Coming soon to a bar and liquor store near you is Proximo Spirits' latest expansion to its Jose Cuervo line of tequilas, a cinnamon-infused silver tequila called Cinge. The company tapped McCann Erickson New York to create a social media-driven campaign that includes 15- and 30-second animated spots, a print ad and a graphic novel based on the drink's mascot, a fiery and highly styled scorpion on a mission. McCann turned to director Andy Hall, the founding member and animator at Elastic in Santa Monica and director of CG at its sister VFX facility, a52. A master of myriad animation styles, Hall is best known for this delightful stop-motion spot for Ben & Jerry's and this life-like CG concoction for Nike. We asked him about his recent work, seen below, and what references most inspire him.

Q: The Cinge spot is such a nice blend of 2D and 3D animated styles. What did you use to create it?

A: The majority of the animation was done in Maya in CG, and the environments were constructed in Maya, like the truck and the scorpion. To do the 2D work, we used Photoshop and Flash. We used Flash to form the essence of the animation and then Photoshop to add in all that textural detail. I think of myself as an animator, first and foremost, and Maya is the tool that allows me to tell stories, realize shots and bring characters to life.
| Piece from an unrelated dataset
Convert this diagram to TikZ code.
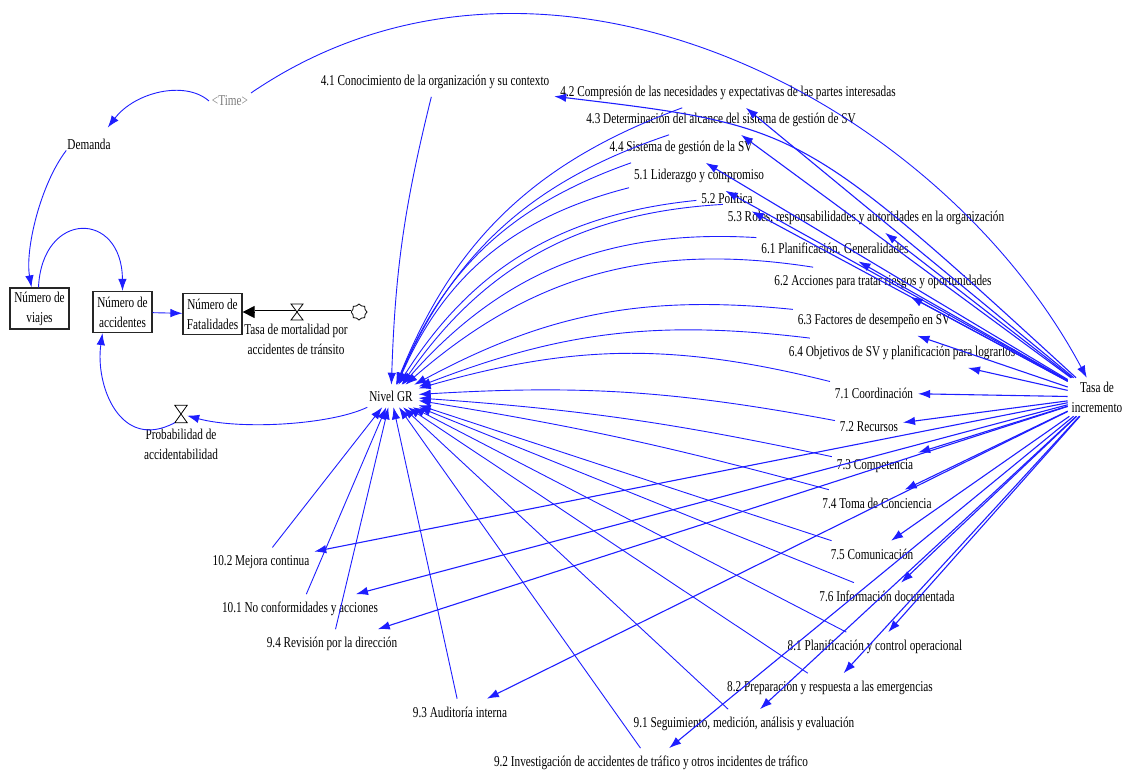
\documentclass[tikz,border=0pt]{standalone}
\usepackage{fontspec}
\setmainfont{Liberation Serif}[FakeStretch=0.75]
\usetikzlibrary{arrows.meta,shapes.symbols,calc}
\definecolor{vblue}{RGB}{30,30,255}
\definecolor{tgray}{RGB}{125,125,125}
\begin{document}
\begin{tikzpicture}[x=1pt,y=1pt,
  every node/.style={font=\fontsize{15}{20}\selectfont, inner sep=1pt},
  item/.style={outer xsep=4pt, outer ysep=7pt},
  stockbox/.style={draw=black!85, line width=1.2pt, minimum width=59pt, minimum height=41pt, align=center, inner sep=0pt},
  cause/.style={draw=vblue, line width=1.1pt, -{Latex[length=12pt,width=8.5pt]}},
  lnk/.style={draw=vblue, line width=0.9pt, -{Latex[length=12pt,width=8.5pt]}},
  valvestyle/.style={draw=black, line width=0.8pt, fill=white},
]
\useasboundingbox (0,0) rectangle (1123,-771);

% ---------------- left model part ----------------
\node[text=tgray, outer sep=2pt] (time) at (230,-101) {\textless Time\textgreater};
\node (dem) at (89,-144) {Demanda};
\node[stockbox] (viaj) at (39.5,-308.5) {Número de\\viajes};
\node[stockbox] (acc) at (122.5,-312) {Número de\\accidentes};
\node[stockbox] (fat) at (212.5,-314) {Número de\\Fatalidades};
\node[cloud, draw, cloud puffs=8, minimum width=16pt, minimum height=16pt, inner sep=0pt, line width=0.8pt] (cl) at (359,-312) {};
\coordinate (vm) at (297,-312);
\node[align=center] (tm) at (296,-339) {Tasa de mortalidad por\\accidentes de tránsito};
\node[minimum width=12pt, minimum height=17pt, inner sep=0pt] (pv) at (181,-414) {};
\node[align=center] (prob) at (181,-444) {Probabilidad de\\accidentabilidad};
\node[outer sep=5pt] (niv) at (391,-396) {Nivel GR};
\node[align=center, outer sep=3pt] (tasa) at (1097,-397) {Tasa de\\incremento};

% flow pipe
\draw[line width=0.8pt, -{Triangle[length=12pt,width=12pt]}] (vm) -- (fat.east |- vm);
\draw[double distance=3pt, line width=0.9pt, shorten >=12pt] (cl.west) -- (fat.east |- cl);
\draw[valvestyle] ($(vm)+(-6,8)$) -- ($(vm)+(6,8)$) -- ($(vm)+(-6,-8)$) -- ($(vm)+(6,-8)$) -- cycle;
\draw[valvestyle] (pv.north west) -- (pv.north east) -- (pv.south west) -- (pv.south east) -- cycle;

% ---------------- ISO items ----------------
\node[item] (a41) at (435,-82) {4.1 Conocimiento de la organización y su contexto};
\node[item] (a42) at (728,-93) {4.2 Compresión de las necesidades y expectativas de las partes interesadas};
\node[item] (a43) at (721,-120) {4.3 Determinación del alcance del sistema de gestión de SV};
\node[item] (a44) at (681,-148) {4.4 Sistema de gestión de la SV};
\node[item] (a51) at (699,-176) {5.1 Liderazgo y compromiso};
\node[item] (a52) at (727,-198) {5.2 Política};
\node[item] (a53) at (866,-218) {5.3 Roles, responsabilidades y autoridades en la organización};
\node[item] (a61) at (835,-248) {6.1 Planificación. Generalidades};
\node[item] (a62) at (883,-282) {6.2 Acciones para tratar riesgos y oportunidades};
\node[item] (a63) at (874,-321) {6.3 Factores de desempeño en SV};
\node[item] (a64) at (902,-353) {6.4 Objetivos de SV y planificación para lograrlos};
\node[item] (a71) at (874,-393) {7.1 Coordinación};
\node[item] (a72) at (869,-427) {7.2 Recursos};
\node[item] (a73) at (875,-466) {7.3 Competencia};
\node[item] (a74) at (877,-503) {7.4 Toma de Conciencia};
\node[item] (a75) at (872,-554) {7.5 Comunicación};
\node[item] (a76) at (887,-596) {7.6 Información documentada};
\node[item] (a81) at (875,-647) {8.1 Planificación y control operacional};
\node[item] (a82) at (830,-688) {8.2 Preparación y respuesta a las emergencias};
\node[item] (a91) at (744,-724) {9.1 Seguimiento, medición, análisis y evaluación};
\node[item] (a92) at (651,-763) {9.2 Investigación de accidentes de tráfico y otros incidentes de tráfico};
\node[item] (a93) at (460,-712) {9.3 Auditoría interna};
\node[item] (a94) at (332,-644) {9.4 Revisión por la dirección};
\node[item] (a101) at (300,-609) {10.1 No conformidades y acciones};
\node[item] (a102) at (261,-562) {10.2 Mejora continua};

% ---------------- connectors, left part ----------------
\draw[lnk] (time.west) .. controls (185,-80) and (135,-92) .. ($(dem.north east)+(-4,10)$);
\draw[lnk] (time.north east) .. controls (541,105) and (937,-97) .. (tasa);
\draw[lnk] (dem.south west) .. controls (40,-185) and (25,-250) .. ($(viaj.north)+(-8,0)$);
\draw[lnk] ($(viaj.north)+(-1,0)$) .. controls (42,-210) and (122,-210) .. (acc.north);
\draw[lnk] (acc) -- (fat);
\draw[lnk] (niv) .. controls (330,-425) and (240,-430) .. (pv);
\draw[lnk] (pv.south west) .. controls (120,-452) and (95,-385) .. ($(acc.south)+(-20,0)$);

% ---------------- Tasa de incremento -> items ----------------
\draw[cause] (tasa) .. controls (801,-126) .. (a41);
\foreach \t in {a42,a43,a44,a51,a52,a53,a61,a62,a63,a64,a71,a72,a73,a74,a75,a76,a81,a82,a91,a92,a93,a94,a101,a102}
  \draw[cause] (tasa) -- (\t);

% ---------------- items -> Nivel GR ----------------
\foreach \t/\b in {a41/6,a42/24,a43/24,a44/24,a51/26,a52/26,a53/26,a61/26,a62/25,a63/17,a64/14,a71/15,a72/7,a73/4,a74/3,a75/0,a76/0,a81/0,a82/0,a91/0,a92/0,a93/0,a94/0,a101/0,a102/0}
  \draw[lnk] (\t) to[bend right=\b] (niv);
\end{tikzpicture}
\end{document}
Q: Did McCann come to you with the animation boarded out or with just a concept?
A: McCann approached me and the Elastic team with the idea that this new Cuervo brand should have a very distinct style, although they didn't really have a point of view about what that was. The studio did a bunch of style frames for them with very distinct looks and concepts they could get behind and make it their own. They wrote the script and then I boarded it all out the way I saw the story playing out and what we were going to try to do with the animation. At the same time we created a graphic novel that they will publish as well. The original artwork directly inspired the poster design, the TV campaign and this comic, which gives the entire campaign a terrific continuity.

Q: Have you ever done a project in which such a wide scope of peripheral marketing material developed out of the original animation?

A: Actually, the campaign I did for Arrowhead Water, also done with McCann, and the Ben & Jerry's campaign I did a few years ago both had a similar cross-pollination from the work that we did. The pre-campaigns, targeted Internet spots and even standies that went into stores were all basically derived from what we created for the TV. The graphic novel is a new one for us, though. And it was a challenge doing the 2D on this project, since all my work is grounded in 3D and stop-motion styles. To have the free rein to experiment was really, really enjoyable. Right now I'm working on some new projects that will be rather unique as well, but unfortunately I can't talk about them yet!

Q: What references were you looking at when you developed the scorpion and his world?

A: The artwork for Hellboy, by Mike Mignola, definitely was an influence. His graphic language is so unique and speaks so clearly visually. His composition and use of light and shadow is really, really strong and already tells you the story without ever having to see it move. And that's what I wanted to try and convey with the scorpion throughout the entire campaign. There's a uniqueness to the visual language and a very strong point of view, whether played out in the spots or just purely as an image.

Q: If you could name just one project, short or long-form, that inspired you in the past year, what would it be?
A: I remember a piece that I loved seeing, that came out of the U.K. recently. It's a beautiful piece of filmmaking from Studio AKA for TSB bank. Marc Craste directed, and it's just such a beautiful animated film.